Of course, the OED editors don't speak much Irish. I'm reading an interesting article by Thomas F. O'Rahilly,. "Notes on Middle-Irish Pronunciation" in Hermathena, Vol. 20, No. 44 (1926), pp. 152-195. He argues p178 that bodhar is the Irish original, and it was borrowed by English (first into Irish English and then into English English) as "bother". He points out that first of all the OED miscites the Irish as "bódhar", when it should be "bodhar". Second, they claim that bodhar doesn't sound like bother, and so can't be the derivation. O'Rahilly shows in the article (from evidence like English forms of Irish placenames and names) that the Irish "dh" was pronounced like the "th" in "bother" well into the 1300s. So "bodhar" was indeed pronounced very similarly to the English "bother" into the 1300s, and is the derivation.

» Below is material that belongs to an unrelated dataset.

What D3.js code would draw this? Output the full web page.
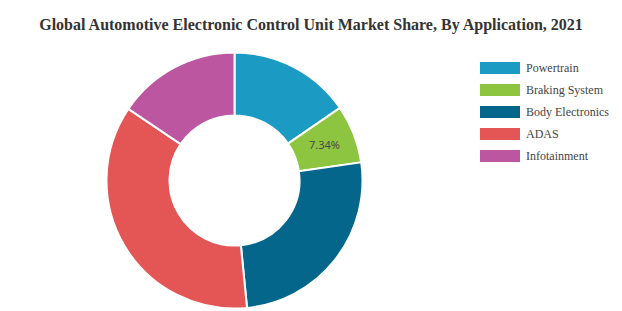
<!DOCTYPE html>
<html lang="en">
<head>
	<meta charset="utf-8" />
	<title>ECU Market Share</title>
	<style>
		body { margin: 0; padding: 0; background: #fff; }
	</style>
	<script src="https://d3js.org/d3.v7.min.js"></script>
</head>
<body>
	<div id="chart"></div>
	<script>
	const categories = ["Powertrain", "Braking System", "Body Electronics", "ADAS", "Infotainment"];
	const shares = [15.4, 7.34, 25.7, 36.0, 15.56];
	const colors = ["#1b9ac3", "#8dc540", "#05668c", "#e45555", "#bc56a0"];
	const shownLabels = ["Braking System"]; // only this slice has its value printed

	const width = 622, height = 311;
	const svg = d3.select("#chart").append("svg")
		.attr("width", width)
		.attr("height", height);

	svg.append("text")
		.attr("x", 311)
		.attr("y", 30)
		.attr("text-anchor", "middle")
		.style("font", "bold 16px 'Liberation Serif', 'Times New Roman', serif")
		.style("fill", "#333")
		.text("Global Automotive Electronic Control Unit Market Share, By Application, 2021");

	const data = categories.map((c, i) => ({ name: c, value: shares[i] }));
	const color = d3.scaleOrdinal().domain(categories).range(colors);

	const pie = d3.pie().value(d => d.value).sort(null);
	const arc = d3.arc().innerRadius(65).outerRadius(128);

	const g = svg.append("g").attr("transform", "translate(234.5,180.5)");
	const slices = g.selectAll("g.slice")
		.data(pie(data))
		.enter().append("g")
		.attr("class", "slice");

	slices.append("path")
		.attr("d", arc)
		.style("fill", d => color(d.data.name))
		.style("stroke", "#fff")
		.style("stroke-width", 2);

	slices.filter(d => shownLabels.includes(d.data.name))
		.append("text")
		.attr("transform", d => "translate(" + arc.centroid(d) + ")")
		.attr("text-anchor", "middle")
		.attr("dy", "0.35em")
		.style("font", "11px 'Open Sans', 'Noto Sans', sans-serif")
		.style("fill", "#444")
		.text(d => d.data.value.toFixed(2) + "%");

	// legend
	const legend = svg.append("g").attr("transform", "translate(480,62)");
	const items = legend.selectAll("g")
		.data(categories)
		.enter().append("g")
		.attr("transform", (d, i) => "translate(0," + i * 22 + ")");
	items.append("rect")
		.attr("width", 40)
		.attr("height", 12)
		.style("fill", d => color(d));
	items.append("text")
		.attr("x", 46)
		.attr("y", 10)
		.style("font", "12px 'Liberation Serif', 'Times New Roman', serif")
		.style("fill", "#444")
		.text(d => d);
	</script>
</body>
</html>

On the timing, he says that slender dh began to lose its dental character in the early 1100s and become confused with slender gh. But broad dh remained dental, and only gave way during the course of the 1200s. By 1300 most Irish people would no longer have had a dental dh, apart form a learned few, who may have retained it longer. He states that every manuscript after 1329 shows that dh and gh were then no longer differentiated. His timing for the loss of the voiced dental fricative is much later than other academics' of his time, but he had 44 pages of evidence in that article.